— begin —

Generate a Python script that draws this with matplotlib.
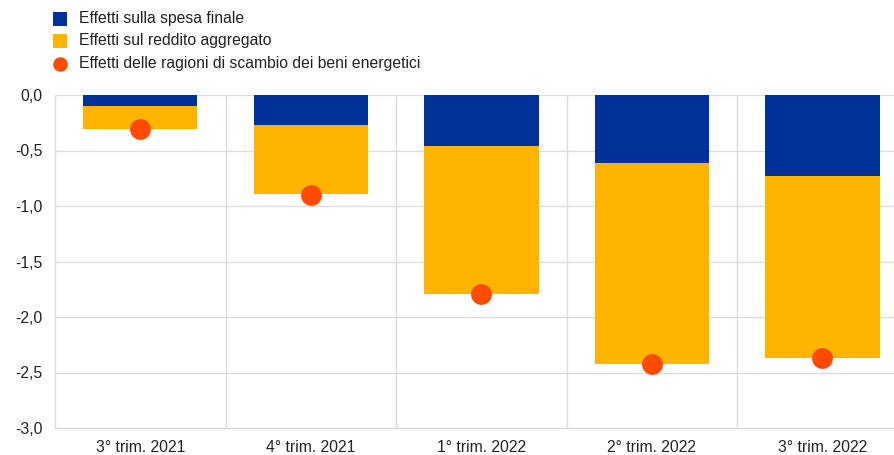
import numpy as np
import matplotlib.pyplot as plt
from matplotlib.lines import Line2D

plt.rcParams['font.family'] = ['Liberation Sans', 'DejaVu Sans']

categories = ["3° trim. 2021", "4° trim. 2021", "1° trim. 2022", "2° trim. 2022", "3° trim. 2022"]
spesa_finale = [-0.10, -0.27, -0.46, -0.61, -0.73]
reddito_aggregato = [-0.21, -0.62, -1.33, -1.81, -1.64]
ragioni_scambio = [-0.31, -0.90, -1.79, -2.42, -2.37]

blue = "#003299"
yellow = "#FFB400"
orange = "#FF4B00"
grid = "#dcdcdc"
text_color = "#222222"

fig = plt.figure(figsize=(8.95, 4.55), dpi=100)
ax = fig.add_axes([55 / 895, 27 / 455, 840 / 895, 333 / 455])

x = np.arange(len(categories))
ax.bar(x, spesa_finale, width=0.67, color=blue, zorder=2)
ax.bar(x, reddito_aggregato, width=0.67, bottom=spesa_finale, color=yellow, zorder=2)
ax.scatter(x, ragioni_scambio, s=225, color=orange, zorder=3, linewidths=0)

ax.set_ylim(-3.0, 0.0)
ax.set_xlim(-0.5, 4.0 + 72.5 / 170.5)
ticks = np.arange(-3.0, 0.01, 0.5)
ax.set_yticks(ticks)
ax.set_yticklabels([f"{v:.1f}".replace(".", ",") for v in ticks])
ax.set_xticks(x)
ax.set_xticklabels(categories)

for yv in np.arange(-2.5, 0.01, 0.5):
    ax.axhline(yv, color=grid, lw=1.0, zorder=1)
for xb in np.arange(0.5, 4.0, 1.0):
    ax.axvline(xb, color=grid, lw=1.0, zorder=1)

for side in ["top", "right"]:
    ax.spines[side].set_visible(False)
for side in ["left", "bottom"]:
    ax.spines[side].set_color(grid)
    ax.spines[side].set_linewidth(1.0)
ax.tick_params(axis="both", length=0, labelsize=11.3, colors=text_color)
ax.tick_params(axis="y", pad=9)
ax.tick_params(axis="x", pad=9)

# legend drawn by hand in figure pixels
labels = ["Effetti sulla spesa finale", "Effetti sul reddito aggregato",
          "Effetti delle ragioni di scambio dei beni energetici"]
markers = [("s", blue, 10), ("s", yellow, 10), ("o", orange, 10.5)]
rows_y = [19, 41, 63.5]
W, H = 895, 455
for (m, c, ms), lab, yy in zip(markers, labels, rows_y):
    fig.add_artist(Line2D([60.5 / W], [1 - yy / H], transform=fig.transFigure,
                          marker=m, color=c, markersize=ms, ls="", mew=0))
    fig.text(79 / W, 1 - yy / H, lab, fontsize=11.3, color=text_color,
             va="center", ha="left")

fig.savefig("out.png", dpi=100)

— end —

## CHALLENGE
Quote each line of the listing exactly, but leave the pictures out.

## TASK OUTPUT
Generate a Python script that draws this with matplotlib.
import numpy as np
import matplotlib.pyplot as plt
from matplotlib.lines import Line2D

plt.rcParams['font.family'] = ['Liberation Sans', 'DejaVu Sans']

categories = ["3° trim. 2021", "4° trim. 2021", "1° trim. 2022", "2° trim. 2022", "3° trim. 2022"]
spesa_finale = [-0.10, -0.27, -0.46, -0.61, -0.73]
reddito_aggregato = [-0.21, -0.62, -1.33, -1.81, -1.64]
ragioni_scambio = [-0.31, -0.90, -1.79, -2.42, -2.37]

blue = "#003299"
yellow = "#FFB400"
orange = "#FF4B00"
grid = "#dcdcdc"
text_color = "#222222"

fig = plt.figure(figsize=(8.95, 4.55), dpi=100)
ax = fig.add_axes([55 / 895, 27 / 455, 840 / 895, 333 / 455])

x = np.arange(len(categories))
ax.bar(x, spesa_finale, width=0.67, color=blue, zorder=2)
ax.bar(x, reddito_aggregato, width=0.67, bottom=spesa_finale, color=yellow, zorder=2)
ax.scatter(x, ragioni_scambio, s=225, color=orange, zorder=3, linewidths=0)

ax.set_ylim(-3.0, 0.0)
ax.set_xlim(-0.5, 4.0 + 72.5 / 170.5)
ticks = np.arange(-3.0, 0.01, 0.5)
ax.set_yticks(ticks)
ax.set_yticklabels([f"{v:.1f}".replace(".", ",") for v in ticks])
ax.set_xticks(x)
ax.set_xticklabels(categories)

for yv in np.arange(-2.5, 0.01, 0.5):
    ax.axhline(yv, color=grid, lw=1.0, zorder=1)
for xb in np.arange(0.5, 4.0, 1.0):
    ax.axvline(xb, color=grid, lw=1.0, zorder=1)

for side in ["top", "right"]:
    ax.spines[side].set_visible(False)
for side in ["left", "bottom"]:
    ax.spines[side].set_color(grid)
    ax.spines[side].set_linewidth(1.0)
ax.tick_params(axis="both", length=0, labelsize=11.3, colors=text_color)
ax.tick_params(axis="y", pad=9)
ax.tick_params(axis="x", pad=9)

# legend drawn by hand in figure pixels
labels = ["Effetti sulla spesa finale", "Effetti sul reddito aggregato",
          "Effetti delle ragioni di scambio dei beni energetici"]
markers = [("s", blue, 10), ("s", yellow, 10), ("o", orange, 10.5)]
rows_y = [19, 41, 63.5]
W, H = 895, 455
for (m, c, ms), lab, yy in zip(markers, labels, rows_y):
    fig.add_artist(Line2D([60.5 / W], [1 - yy / H], transform=fig.transFigure,
                          marker=m, color=c, markersize=ms, ls="", mew=0))
    fig.text(79 / W, 1 - yy / H, lab, fontsize=11.3, color=text_color,
             va="center", ha="left")

fig.savefig("out.png", dpi=100)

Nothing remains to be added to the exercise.